### WHAT THE TASK ASKS
Give the number of lines that contain the string "this", and nothing else.

------ LISTED ENTRIES ------

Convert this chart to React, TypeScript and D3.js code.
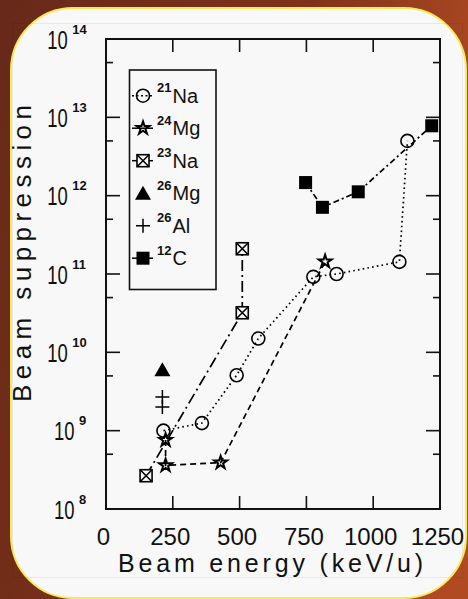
import React from "react";
import * as d3 from "d3";

// beam energy (keV/u) and beam suppression
const energy21Na = [215, 359, 489, 570, 776, 863, 1098, 1128];
const supp21Na = [1.0e9, 1.25e9, 5.1e9, 1.5e10, 9.2e10, 1.0e11, 1.43e11, 5.0e12];
const energy24Mg = [223, 223, 429, 820];
const supp24Mg = [7.6e8, 3.6e8, 3.9e8, 1.44e11];
const energy23Na = [150, 510, 510];
const supp23Na = [2.66e8, 3.2e10, 2.1e11];
const energy26Mg = [211];
const supp26Mg = [6.0e9];
const energy26Al = [211, 211];
const supp26Al = [2.7e9, 2.0e9];
const energy12C = [747, 810, 944, 1219];
const supp12C = [1.47e12, 7.1e11, 1.12e12, 7.8e12];

const xTicks = [0, 250, 500, 750, 1000, 1250];
const yDecades = [8, 9, 10, 11, 12, 13, 14];
const legendItems = [
  { mass: "21", el: "Na", kind: "circle" },
  { mass: "24", el: "Mg", kind: "star" },
  { mass: "23", el: "Na", kind: "xsquare" },
  { mass: "26", el: "Mg", kind: "triangle" },
  { mass: "26", el: "Al", kind: "plus" },
  { mass: "12", el: "C", kind: "square" },
];

const W = 468;
const H = 599;
const frame = { left: 106, right: 440, top: 39, bottom: 509 };
const font = "'Liberation Sans', Arial, sans-serif";

const zip = (xs: number[], ys: number[]) => xs.map((x, i) => [x, ys[i]] as [number, number]);

function Marker({ kind, cx, cy }: { kind: string; cx: number; cy: number }) {
  if (kind === "circle")
    return <circle cx={cx} cy={cy} r={6.5} fill="none" stroke="#000" strokeWidth={1.6} />;
  if (kind === "star") {
    const p = d3.symbol(d3.symbolStar, 52)();
    return (
      <path d={p || ""} transform={`translate(${cx},${cy})`} fill="none" stroke="#000" strokeWidth={2} strokeLinejoin="miter" />
    );
  }
  if (kind === "xsquare")
    return (
      <g stroke="#000" strokeWidth={1.6} fill="none">
        <rect x={cx - 6} y={cy - 6} width={12} height={12} fill="#f8f8f8" />
        <path d={`M${cx - 6},${cy - 6}L${cx + 6},${cy + 6}M${cx + 6},${cy - 6}L${cx - 6},${cy + 6}`} />
      </g>
    );
  if (kind === "square") return <rect x={cx - 6.5} y={cy - 6.5} width={13} height={13} fill="#000" />;
  if (kind === "triangle")
    return <path d={`M${cx},${cy - 7.5}L${cx + 8},${cy + 6.5}L${cx - 8},${cy + 6.5}Z`} fill="#000" />;
  return (
    <path d={`M${cx - 7},${cy}L${cx + 7},${cy}M${cx},${cy - 7}L${cx},${cy + 7}`} stroke="#000" strokeWidth={1.5} />
  );
}

export default function App() {
  const x = d3.scaleLinear().domain([0, 1250]).range([frame.left, frame.right]);
  const y = d3.scaleLog().domain([1e8, 1e14]).range([frame.bottom, frame.top]);
  const line = d3
    .line<[number, number]>()
    .x((d) => x(d[0]))
    .y((d) => y(d[1]));

  const series = [
    { pts: zip(energy21Na, supp21Na), kind: "circle", dash: "1.6,3.2" },
    { pts: zip(energy24Mg, supp24Mg), kind: "star", dash: "6,4" },
    { pts: zip(energy23Na, supp23Na), kind: "xsquare", dash: "11,4,2,4" },
    { pts: zip(energy12C, supp12C), kind: "square", dash: "6,3,2,3" },
    { pts: zip(energy26Mg, supp26Mg), kind: "triangle", dash: null },
    { pts: zip(energy26Al, supp26Al), kind: "plus", dash: null },
  ];

  const minorY = yDecades.slice(0, -1).map((d) => 5 * Math.pow(10, d));
  const majorY = yDecades.slice(1, -1).map((d) => Math.pow(10, d));
  const innerX = xTicks.slice(1, -1);

  return (
    <svg width={W} height={H} style={{ position: "absolute", left: 0, top: 0 }} fontFamily={font}>
      <defs>
        <linearGradient id="bg" x1="0" y1="0" x2="1" y2="0.3">
          <stop offset="0" stopColor="#68291a" />
          <stop offset="0.6" stopColor="#7e3219" />
          <stop offset="1" stopColor="#b04a22" />
        </linearGradient>
      </defs>
      <rect width={W} height={H} fill="url(#bg)" />
      <rect x={11} y={8} width={455} height={590} rx={62} ry={62} fill="#f8f8f8" stroke="#f7ea55" strokeWidth={2} />
      <rect x={12.5} y={23.5} width={450} height={554} fill="none" stroke="#000" strokeOpacity={0.06} strokeWidth={1} />

      {/* frame and ticks */}
      <rect
        x={frame.left}
        y={frame.top}
        width={frame.right - frame.left}
        height={frame.bottom - frame.top}
        fill="none"
        stroke="#111"
        strokeWidth={2}
      />
      <g stroke="#111" strokeWidth={1.6}>
        {innerX.map((t) => (
          <g key={"x" + t}>
            <line x1={x(t)} x2={x(t)} y1={frame.bottom} y2={frame.bottom - 13} />
            <line x1={x(t)} x2={x(t)} y1={frame.top} y2={frame.top + 13} />
          </g>
        ))}
        {majorY.map((t) => (
          <g key={"ym" + t}>
            <line x1={frame.left} x2={frame.left + 14} y1={y(t)} y2={y(t)} />
            <line x1={frame.right} x2={frame.right - 14} y1={y(t)} y2={y(t)} />
          </g>
        ))}
        {minorY.map((t) => (
          <g key={"yn" + t}>
            <line x1={frame.left} x2={frame.left + 7} y1={y(t)} y2={y(t)} />
            <line x1={frame.right} x2={frame.right - 7} y1={y(t)} y2={y(t)} />
          </g>
        ))}
      </g>

      {/* tick labels */}
      {xTicks.map((t) => (
        <text key={"xl" + t} x={x(t) - 2.5} y={545} fontSize={24} textAnchor="middle" fill="#111">
          {t}
        </text>
      ))}
      {yDecades.map((d) => {
        const exp = String(d);
        const expX = 85.5 - exp.length * 6.6;
        const ty = y(Math.pow(10, d));
        return (
          <g key={"yl" + d} fill="#111">
            <text x={expX - 25} y={ty + 9.5} fontSize={25} textLength={20.5} lengthAdjust="spacingAndGlyphs">
              10
            </text>
            <text x={expX} y={ty - 5.5} fontSize={13} fontWeight="bold">
              {exp}
            </text>
          </g>
        );
      })}

      {/* axis titles */}
      <text x={118} y={572} fontSize={25} textLength={305} lengthAdjust="spacing" fill="#111">
        Beam energy (keV/u)
      </text>
      <text
        transform="translate(31,402) rotate(-90)"
        x={0}
        y={0}
        fontSize={26}
        textLength={297}
        lengthAdjust="spacing"
        fill="#111"
      >
        Beam suppression
      </text>

      {/* series */}
      {series.map((s, i) => (
        <g key={"s" + i}>
          {s.dash && (
            <path d={line(s.pts) || ""} fill="none" stroke="#000" strokeWidth={1.7} strokeDasharray={s.dash} />
          )}
          {s.pts.map((p, j) => (
            <Marker key={j} kind={s.kind} cx={x(p[0])} cy={y(p[1])} />
          ))}
        </g>
      ))}

      {/* legend */}
      <rect x={129.5} y={70} width={86.5} height={219.5} fill="none" stroke="#111" strokeWidth={1.6} />
      {legendItems.map((it, i) => {
        const cy = 95.7 + i * 32.5;
        const withLine = it.kind !== "triangle" && it.kind !== "plus";
        return (
          <g key={"lg" + i}>
            {withLine && <line x1={132} x2={153} y1={cy} y2={cy} stroke="#000" strokeWidth={1.5} strokeDasharray={it.kind === "circle" ? "2,2.5" : null} />}
            <Marker kind={it.kind} cx={143} cy={cy} />
            <text x={157} y={cy - 3.5} fontSize={13} fontWeight="bold" fill="#111">
              {it.mass}
            </text>
            <text x={172.5} y={cy + 7.2} fontSize={20} fill="#111">
              {it.el}
            </text>
          </g>
        );
      })}
    </svg>
  );
}
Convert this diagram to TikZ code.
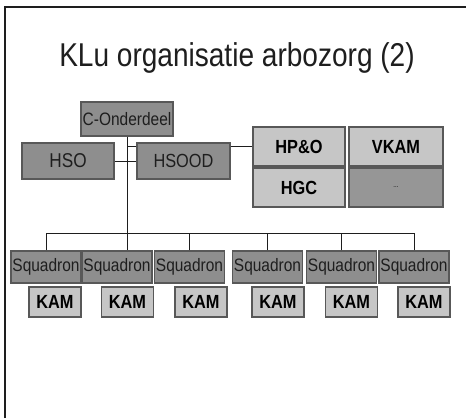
\documentclass[tikz,border=0pt]{standalone}
\usepackage{fontspec}
\setmainfont{Liberation Sans}[FakeStretch=0.86]
\newfontfamily\titlefont{Liberation Sans}[FakeStretch=0.85]
\usepackage{tikz}
\usetikzlibrary{positioning}
\definecolor{darkfill}{HTML}{8E8E8E}
\definecolor{lightfill}{HTML}{C6C6C6}
\definecolor{rim}{HTML}{585858}
\definecolor{ink}{HTML}{1E1E1E}
\tikzset{
  darkbox/.style={draw=rim,line width=1.2pt,fill=darkfill,text=ink,inner sep=0pt,
    minimum width=92pt,minimum height=36pt,font=\fontsize{19}{19}\selectfont},
  lightbox/.style={draw=rim,line width=1.2pt,fill=lightfill,text=black,inner sep=0pt,
    minimum width=92pt,minimum height=39pt,font=\fontsize{19}{19}\selectfont\bfseries},
  squad/.style={darkbox,minimum width=70pt,minimum height=32pt,font=\fontsize{18}{18}\selectfont},
  kam/.style={lightbox,minimum width=52pt,minimum height=30pt},
  wire/.style={draw=ink,line width=0.9pt}
}
\begin{document}
\begin{tikzpicture}[x=1pt,y=-1pt]
\useasboundingbox (0,0) rectangle (466,418);
\fill[white] (0,0) rectangle (466,418);
\draw[ink,line width=2pt] (5,418) -- (5,7) -- (466,7); %frame
\node[anchor=base,text=ink,font=\fontsize{33}{33}\titlefont] (title) at (237,66) {KLu organisatie arbozorg (2)};
  %----top----%
  \node[darkbox,minimum height=34pt,font=\fontsize{18}{18}\selectfont] (cond) at (127,119) {C-Onderdeel};
  \node[darkbox,font=\fontsize{20}{20}\selectfont] (hso) at (68,161) {HSO};
  \node[darkbox,minimum width=93pt] (hsood) at (183.5,161) {HSOOD};
  \node[lightbox] (hpo) at (299,146.5) {HP\&O};
  \node[lightbox,minimum width=94pt] (vkam) at (396,146.5) {VKAM};
  \node[lightbox] (hgc) at (299,187.5) {HGC};
  \node[lightbox,minimum width=94pt,fill=darkfill!85!lightfill,font=\fontsize{7}{7}\selectfont] (more) at (396,187.5) {...};
  %----squadrons----%
  \foreach \i/\x in {1/46,2/117,3/189.5,4/267.5,5/341.5,6/414}
    \node[squad] (s\i) at (\x,267) {Squadron};
  \foreach \i/\x in {1/55,2/127.5,3/201,4/278,5/351.5,6/424}
    \node[kam] (k\i) at (\x,302) {KAM};
  %----lines----%
  \coordinate (bus) at (0,233);
  \draw[wire] (cond.south) -- (cond.south |- s2.north);
  \draw[wire] (hso) -- (hsood);
  \draw[wire] ([yshift=-4pt]hsood.north west) -| (cond.south);
  \draw[wire] (hsood.east |- hpo.west) -- (hpo.west);
  \draw[wire] (bus -| s1.north) -- (bus -| s6.north);
  \foreach \i in {1,3,4,5,6}
    \draw[wire] (s\i.north) -- (s\i.north |- bus);
\end{tikzpicture}
\end{document}
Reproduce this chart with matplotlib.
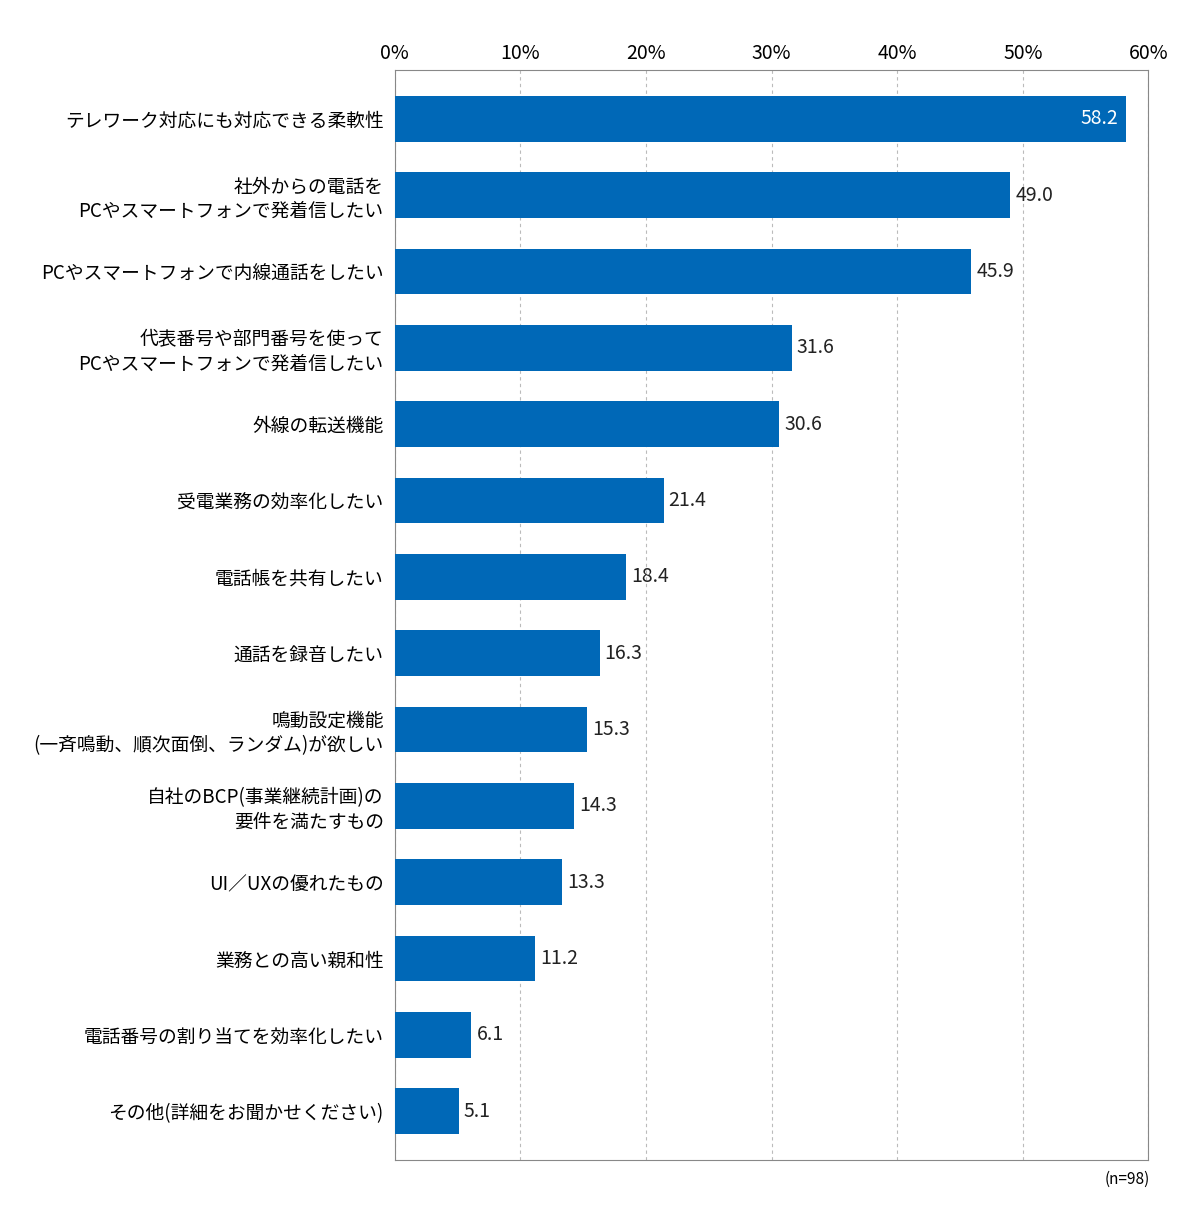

------

### ANSWER FOR THE TASK
3